Stuart - Well, it’s not much. For each second on Jupiter your wristwatch would be running roughly twenty nanoseconds slower than a clock left back on Earth. Over fifty years you’d end up being about thirty-one seconds younger compared to if you’d stayed on Earth. And yes, for general relativity fans, this is very much a simplification, not taking into account loads of other factors but it gives us an idea of the incredibly small size of this effect.
Kerstin - So a lot of effort for thirty-one seconds! But why do we even care about Einstein and all this time dilation?
Stuart - It turns out that even though the differences are tiny, they’re big enough to cause huge problems with the global positioning system, GPS. The constellation of GPS satellites that orbit the Earth each have their own clock on board, which broadcasts its signal to receivers, such as your smartphone. By comparing how long it’s taken the signal to reach you from different satellites, the system can work out where you are.
But there’s a problem, the clocks in space are further away from the Earth than your receiver is; they’re in a weaker gravitational field. That means after taking into account other effects, time runs faster for the satellites and while the differences are tiny, over a single day it can build up so that your GPS receiver is wrong by a whopping ten kilometres.
Oh dear, I appear to be lost.
Luckily, the satellites have Einstein’s equations built in so they account  for gravitational time dilation. 

[Eric Teru Emmanuel]

I assume you will be on the same day on the planet... That means you will only spend part of 'Jupiter's day'.

[Janus]

A couple of points I'd like to add to this thread.

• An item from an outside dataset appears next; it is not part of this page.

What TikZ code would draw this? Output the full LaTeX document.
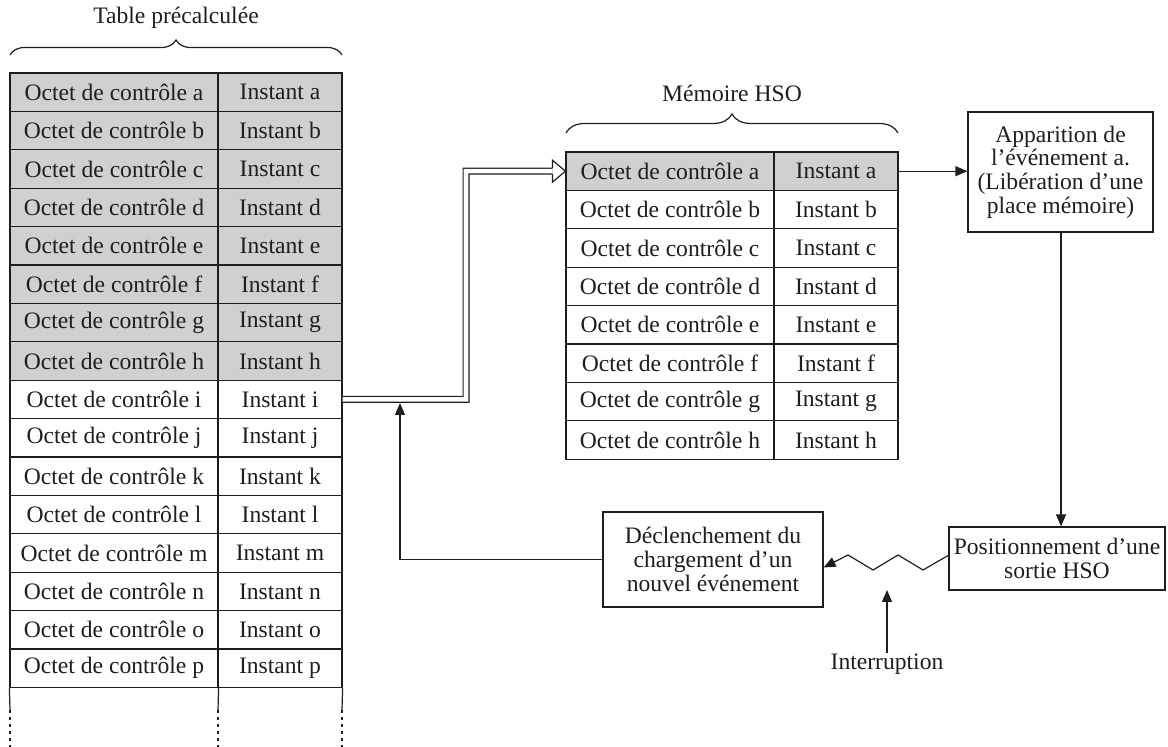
\documentclass[tikz,border=0pt]{standalone}
\usepackage{fontspec}
\setmainfont{Liberation Serif}
\usetikzlibrary{arrows.meta,decorations.pathreplacing}
\definecolor{shade}{RGB}{208,208,208}
\definecolor{ink}{RGB}{30,30,30}
\tikzset{
  cellA/.style={draw=ink, line width=0.6pt, minimum width=104pt, minimum height=19.2pt, inner sep=0pt, text=ink},
  cellB/.style={draw=ink, line width=0.6pt, minimum width=62pt, minimum height=19.2pt, inner sep=0pt, text=ink},
  boxnode/.style={draw=ink, line width=0.6pt, align=center, inner sep=0pt, text=ink},
  lbl/.style={text=ink, inner sep=0pt},
  arr/.style={draw=ink, line width=0.6pt, -{Triangle[length=6pt,width=5pt]}},
  ln/.style={draw=ink, line width=0.6pt},
  dotln/.style={draw=ink, line width=0.7pt, dash pattern=on 1.5pt off 2pt},
  brc/.style={draw=ink, line width=0.6pt, decorate, decoration={brace, amplitude=#1}},
  dbl/.style={draw=ink, line width=0.6pt, double=white, double distance=2.3pt}
}
\begin{document}
\begin{tikzpicture}[x=0.5pt, y=-0.5pt, font=\fontsize{11.8pt}{11.85pt}\selectfont]
\useasboundingbox (0,0) rectangle (1168,747);
% left table
\foreach \l [count=\i from 0] in {a,b,c,d,e,f,g,h} {
  \node[cellA, fill=shade] (L1\l) at (114, 92.2+38.4*\i) {Octet de contrôle \l};
  \node[cellB, fill=shade] (L2\l) at (280, 92.2+38.4*\i) {Instant \l};
}
\foreach \l [count=\i from 8] in {i,j,k,l,m,n,o,p} {
  \node[cellA] (L1\l) at (114, 92.2+38.4*\i) {Octet de contrôle \l};
  \node[cellB] (L2\l) at (280, 92.2+38.4*\i) {Instant \l};
}
\coordinate (e1) at (10,710); \coordinate (e2) at (218,710); \coordinate (e3) at (342,710);
\coordinate (f1) at (10,747); \coordinate (f2) at (218,747); \coordinate (f3) at (342,747);
\draw[ln] (L1p.south west) -- (e1);
\draw[ln] (L1p.south east) -- (e2);
\draw[ln] (L2p.south east) -- (e3);
\draw[dotln] (e1) -- (f1);
\draw[dotln] (e2) -- (f2);
\draw[dotln] (e3) -- (f3);
\coordinate (b1) at (10,55); \coordinate (b2) at (342,55);
\draw[brc=7.5pt] (b1) -- (b2);
\node[lbl] (t1) at (176,18) {Table précalculée};
% HSO table
\foreach \l [count=\i from 0] in {a,b,c,d,e,f,g,h} {
  \node[cellA] (H1\l) at (670, 171.2+38.4*\i) {Octet de contrôle \l};
  \node[cellB] (H2\l) at (836, 171.2+38.4*\i) {Instant \l};
}
\node[cellA, fill=shade] at (H1a) {Octet de contrôle a};
\node[cellB, fill=shade] at (H2a) {Instant a};
\coordinate (b3) at (566,133); \coordinate (b4) at (898,133);
\draw[brc=9.5pt] (b3) -- (b4);
\node[lbl] (t2) at (732,93) {Mémoire HSO};
% boxes
\node[boxnode, minimum width=92.5pt, minimum height=60pt] (app) at (1060.5,172)
  {Apparition de\\l’événement a.\\(Libération d’une\\place mémoire)};
\node[boxnode, minimum width=108pt, minimum height=31.5pt] (pos) at (1057,558.5)
  {Positionnement d’une\\sortie HSO};
\node[boxnode, minimum width=110pt, minimum height=47.5pt] (dec) at (713,559.5)
  {Déclenchement du\\chargement d’un\\nouvel événement};
\node[lbl] (int) at (887,664) {Interruption};
% connectors
\draw[arr] (H2a.east) -- (app.west |- H2a.east);
\draw[arr] (app.south -| 1061,0) -- (1061,0 |- pos.north);
\coordinate (zz) at (949,555);
\draw[arr, line join=miter] (zz) -- (923,570) -- (898,555) -- (873,570) -- (848,555) -- ([yshift=-4pt]dec.east);
\coordinate (ii) at (887,590);
\draw[arr] (int.north) -- (ii);
\coordinate (ret) at (400,403);
\draw[arr] (dec.west) -| (ret);
% double arrow
\coordinate (hd) at (H1a.west);
\draw[dbl] (L2i.east) -- (466,399.4) |- ([xshift=-6.5pt]hd);
\draw[ln, line join=miter] ([shift={(-13,-3)}]hd) -- ([shift={(-13,-11)}]hd) -- (hd) -- ([shift={(-13,11)}]hd) -- ([shift={(-13,3)}]hd);
\end{tikzpicture}
\end{document}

The comparison between clock on Earth and clock on Jupiter so far is a bit incomplete as it only takes into account the difference in the respective Planet's gravitational fields.  In other words, if all else is equal a clock on Jupiter would run some 20 nanoseconds slower per sec than the clock on Earth.  However, all other things are not equal.  Jupiter orbits further from the Sun than the Earth does.  This means that not only is the Earth deeper in the Sun's gravitational field, it has a greater orbital speed.  These two factor both add up to cause a clock sharing an orbit with the Earth around the Sun to run slower than one sharing Jupiter's orbit.

When you factor this in, it turns out that the clock on Jupiter runs only ~7 nanoseconds per sec slower than the Earth clock when you do a clock to clock comparison.

We do this same combination of gravitational time dilation and time dilation due to speed when dealing with satellites orbiting the Earth and comparing their clock rates to ones on the surface of the Earth.   For lower satellites, the speed factor dominates and the satellite clocks run slow, for higher satellites, the position in the field dominates and the clocks run fast. The dividing line is at an altitude which is equal to half the radius of the Earth.
GPS satellites orbit below this altitude, so they run slower than a clock on the surface.

One last point, Someone mentioned that clocks at high altitude run fast because they are in a weaker gravity field. This, I fear, is misleading as people can take this to mean that it is the local strength of gravity that is the factor that determines gravitational time dilation. This is not the case, It is the difference in gravitational potential.

To illustrate the difference, let's use two different planets to compare clocks, Earth and Uranus.   We will use the " all other things being equal" approach and compare clocks just due to the the planets' gravitational fields.
Doing this, we find that that a clock, according to Gravitational time dilation, will run slower on Uranus than it does on the Earth, However, if we compare surface gravity of the two clocks, Earth's surface gravity is the greater of the two.  A clock on the surface of the Earth will feel a greater gravitational force, but the clock on Uranus will run slower by virtue of being in a deeper gravity well.

[chris]

What interesting points. I'd not thought about the relative speeds of the two orbiting bodies. Thank you.